## INPUT DATA
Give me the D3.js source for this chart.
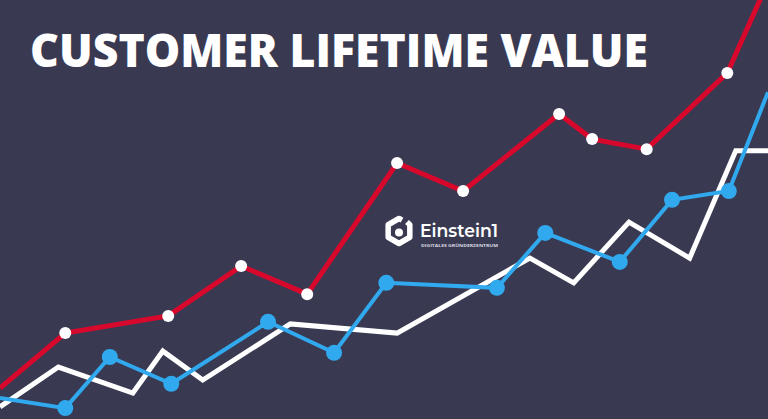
<!DOCTYPE html>
<html>
<head>
<meta charset="utf-8">
<script src="https://cdn.jsdelivr.net/npm/d3@7"></script>
<style>
  html, body { margin: 0; padding: 0; background: #393a52; }
  svg { display: block; }
</style>
</head>
<body>
<div id="chart"></div>
<script>
// values (x: period 0..100, y: value 0..100)
var redX   = [0, 8.5, 21.9, 31.4, 40, 51.7, 60.3, 72.8, 77.1, 84.2, 94.7, 100];
var redY   = [7.4, 20.5, 24.6, 36.5, 29.8, 61.1, 54.4, 72.8, 66.8, 64.4, 82.6, 104.3];
var blueX  = [0, 8.5, 14.3, 22.3, 34.9, 43.5, 50.3, 64.7, 71.0, 80.7, 87.5, 94.9, 100];
var blueY  = [5.0, 2.6, 14.8, 8.4, 23.2, 15.8, 32.5, 31.3, 44.4, 37.5, 52.3, 54.4, 78.0];
var whiteX = [0, 7.6, 17.3, 21.2, 26.4, 37.8, 51.7, 69.0, 74.7, 81.9, 89.8, 95.8, 100];
var whiteY = [2.9, 12.4, 6.2, 16.2, 9.3, 22.7, 20.5, 38.4, 32.5, 47.0, 38.4, 64.0, 64.0];

var title = 'CUSTOMER LIFETIME VALUE';

var w = 768, h = 419;

var svg = d3.select('#chart').append('svg')
    .attr('width', w)
    .attr('height', h);

svg.append('rect')
    .attr('width', w)
    .attr('height', h)
    .attr('fill', '#393a52');

var x = d3.scaleLinear().domain([0, 100]).range([0, w]);
var y = d3.scaleLinear().domain([0, 100]).range([h, 0]);

function zip(xs, ys) {
    return xs.map(function(v, i) { return {x: v, y: ys[i]}; });
}

var line = d3.line()
    .x(function(d) { return x(d.x); })
    .y(function(d) { return y(d.y); });

var white = zip(whiteX, whiteY),
    blue = zip(blueX, blueY),
    red = zip(redX, redY);

// logo in the middle
var logo = svg.append('g').attr('transform', 'translate(399,231)');
var hex = d3.range(6).map(function(i) {
    var a = Math.PI / 180 * (60 * i - 90);
    return [12.5 * Math.cos(a), 12.5 * Math.sin(a)];
});
logo.append('path')
    .attr('d', d3.line()([[8, -9], hex[1], hex[2], hex[3], hex[4], hex[5], hex[0], [3, -10.8]]))
    .attr('fill', 'none')
    .attr('stroke', '#fff')
    .attr('stroke-width', 5.5)
    .attr('stroke-linejoin', 'round');
logo.append('circle').attr('r', 4).attr('cy', 1.5).attr('fill', '#fff');
svg.append('text')
    .attr('x', 420).attr('y', 237)
    .attr('fill', '#fff')
    .attr('font-family', 'Montserrat, "Open Sans", sans-serif')
    .attr('font-size', 19)
    .attr('font-weight', 600)
    .attr('textLength', 78)
    .attr('lengthAdjust', 'spacingAndGlyphs')
    .text('Einstein1');
svg.append('text')
    .attr('x', 421).attr('y', 247)
    .attr('fill', '#d8d9e0')
    .attr('font-family', '"Open Sans", sans-serif')
    .attr('font-size', 4)
    .attr('font-weight', 700)
    .attr('textLength', 77)
    .attr('lengthAdjust', 'spacingAndGlyphs')
    .text('DIGITALES GRÜNDERZENTRUM');

svg.append('path')
    .datum(white)
    .attr('d', line)
    .attr('fill', 'none')
    .attr('stroke', '#ffffff')
    .attr('stroke-width', 5);

svg.append('path')
    .datum(blue)
    .attr('d', line)
    .attr('fill', 'none')
    .attr('stroke', '#31a9ee')
    .attr('stroke-width', 4);

svg.selectAll('.blue-dot')
    .data(blue.slice(1, -1))
    .enter().append('circle')
    .attr('class', 'blue-dot')
    .attr('cx', function(d) { return x(d.x); })
    .attr('cy', function(d) { return y(d.y); })
    .attr('r', 8)
    .attr('fill', '#31a9ee');

svg.append('path')
    .datum(red)
    .attr('d', line)
    .attr('fill', 'none')
    .attr('stroke', '#d8082c')
    .attr('stroke-width', 5);

svg.selectAll('.red-dot')
    .data(red.slice(1, -1))
    .enter().append('circle')
    .attr('class', 'red-dot')
    .attr('cx', function(d) { return x(d.x); })
    .attr('cy', function(d) { return y(d.y); })
    .attr('r', 6)
    .attr('fill', '#ffffff');

svg.append('text')
    .attr('x', 30).attr('y', 67)
    .attr('fill', '#ffffff')
    .attr('font-family', '"Open Sans", Lato, sans-serif')
    .attr('font-size', 46)
    .attr('font-weight', 800)
    .attr('textLength', 618)
    .attr('lengthAdjust', 'spacingAndGlyphs')
    .text(title);
</script>
</body>
</html>
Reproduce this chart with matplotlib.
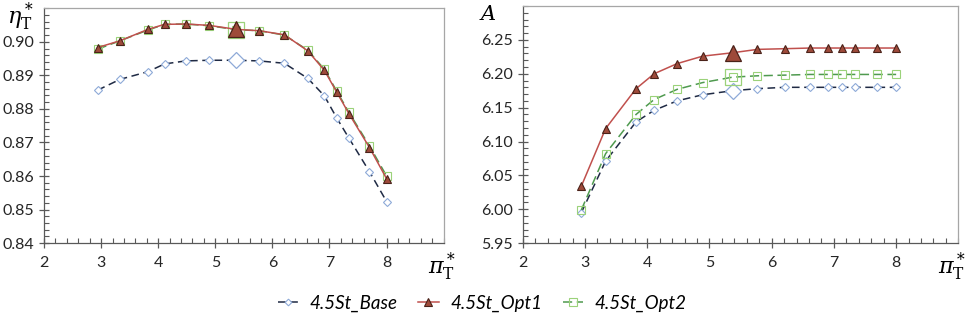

## TASK REQUIREMENTS
Give back the entries verbatim. Do not include any picture.

## FINISHED TASK
Give me the D3.js source for this chart.
<!DOCTYPE html>
<html>
<head>
<meta charset="utf-8">
<script src="https://cdn.jsdelivr.net/npm/d3@7"></script>
<style>
  html, body { margin: 0; padding: 0; background: #393a52; }
  svg { display: block; }
</style>
</head>
<body>
<div id="chart"></div>
<script>
// values (x: period 0..100, y: value 0..100)
var redX   = [0, 8.5, 21.9, 31.4, 40, 51.7, 60.3, 72.8, 77.1, 84.2, 94.7, 100];
var redY   = [7.4, 20.5, 24.6, 36.5, 29.8, 61.1, 54.4, 72.8, 66.8, 64.4, 82.6, 104.3];
var blueX  = [0, 8.5, 14.3, 22.3, 34.9, 43.5, 50.3, 64.7, 71.0, 80.7, 87.5, 94.9, 100];
var blueY  = [5.0, 2.6, 14.8, 8.4, 23.2, 15.8, 32.5, 31.3, 44.4, 37.5, 52.3, 54.4, 78.0];
var whiteX = [0, 7.6, 17.3, 21.2, 26.4, 37.8, 51.7, 69.0, 74.7, 81.9, 89.8, 95.8, 100];
var whiteY = [2.9, 12.4, 6.2, 16.2, 9.3, 22.7, 20.5, 38.4, 32.5, 47.0, 38.4, 64.0, 64.0];

var title = 'CUSTOMER LIFETIME VALUE';

var w = 768, h = 419;

var svg = d3.select('#chart').append('svg')
    .attr('width', w)
    .attr('height', h);

svg.append('rect')
    .attr('width', w)
    .attr('height', h)
    .attr('fill', '#393a52');

var x = d3.scaleLinear().domain([0, 100]).range([0, w]);
var y = d3.scaleLinear().domain([0, 100]).range([h, 0]);

function zip(xs, ys) {
    return xs.map(function(v, i) { return {x: v, y: ys[i]}; });
}

var line = d3.line()
    .x(function(d) { return x(d.x); })
    .y(function(d) { return y(d.y); });

var white = zip(whiteX, whiteY),
    blue = zip(blueX, blueY),
    red = zip(redX, redY);

// logo in the middle
var logo = svg.append('g').attr('transform', 'translate(399,231)');
var hex = d3.range(6).map(function(i) {
    var a = Math.PI / 180 * (60 * i - 90);
    return [12.5 * Math.cos(a), 12.5 * Math.sin(a)];
});
logo.append('path')
    .attr('d', d3.line()([[8, -9], hex[1], hex[2], hex[3], hex[4], hex[5], hex[0], [3, -10.8]]))
    .attr('fill', 'none')
    .attr('stroke', '#fff')
    .attr('stroke-width', 5.5)
    .attr('stroke-linejoin', 'round');
logo.append('circle').attr('r', 4).attr('cy', 1.5).attr('fill', '#fff');
svg.append('text')
    .attr('x', 420).attr('y', 237)
    .attr('fill', '#fff')
    .attr('font-family', 'Montserrat, "Open Sans", sans-serif')
    .attr('font-size', 19)
    .attr('font-weight', 600)
    .attr('textLength', 78)
    .attr('lengthAdjust', 'spacingAndGlyphs')
    .text('Einstein1');
svg.append('text')
    .attr('x', 421).attr('y', 247)
    .attr('fill', '#d8d9e0')
    .attr('font-family', '"Open Sans", sans-serif')
    .attr('font-size', 4)
    .attr('font-weight', 700)
    .attr('textLength', 77)
    .attr('lengthAdjust', 'spacingAndGlyphs')
    .text('DIGITALES GRÜNDERZENTRUM');

svg.append('path')
    .datum(white)
    .attr('d', line)
    .attr('fill', 'none')
    .attr('stroke', '#ffffff')
    .attr('stroke-width', 5);

svg.append('path')
    .datum(blue)
    .attr('d', line)
    .attr('fill', 'none')
    .attr('stroke', '#31a9ee')
    .attr('stroke-width', 4);

svg.selectAll('.blue-dot')
    .data(blue.slice(1, -1))
    .enter().append('circle')
    .attr('class', 'blue-dot')
    .attr('cx', function(d) { return x(d.x); })
    .attr('cy', function(d) { return y(d.y); })
    .attr('r', 8)
    .attr('fill', '#31a9ee');

svg.append('path')
    .datum(red)
    .attr('d', line)
    .attr('fill', 'none')
    .attr('stroke', '#d8082c')
    .attr('stroke-width', 5);

svg.selectAll('.red-dot')
    .data(red.slice(1, -1))
    .enter().append('circle')
    .attr('class', 'red-dot')
    .attr('cx', function(d) { return x(d.x); })
    .attr('cy', function(d) { return y(d.y); })
    .attr('r', 6)
    .attr('fill', '#ffffff');

svg.append('text')
    .attr('x', 30).attr('y', 67)
    .attr('fill', '#ffffff')
    .attr('font-family', '"Open Sans", Lato, sans-serif')
    .attr('font-size', 46)
    .attr('font-weight', 800)
    .attr('textLength', 618)
    .attr('lengthAdjust', 'spacingAndGlyphs')
    .text(title);
</script>
</body>
</html>
Reproduce this chart with matplotlib.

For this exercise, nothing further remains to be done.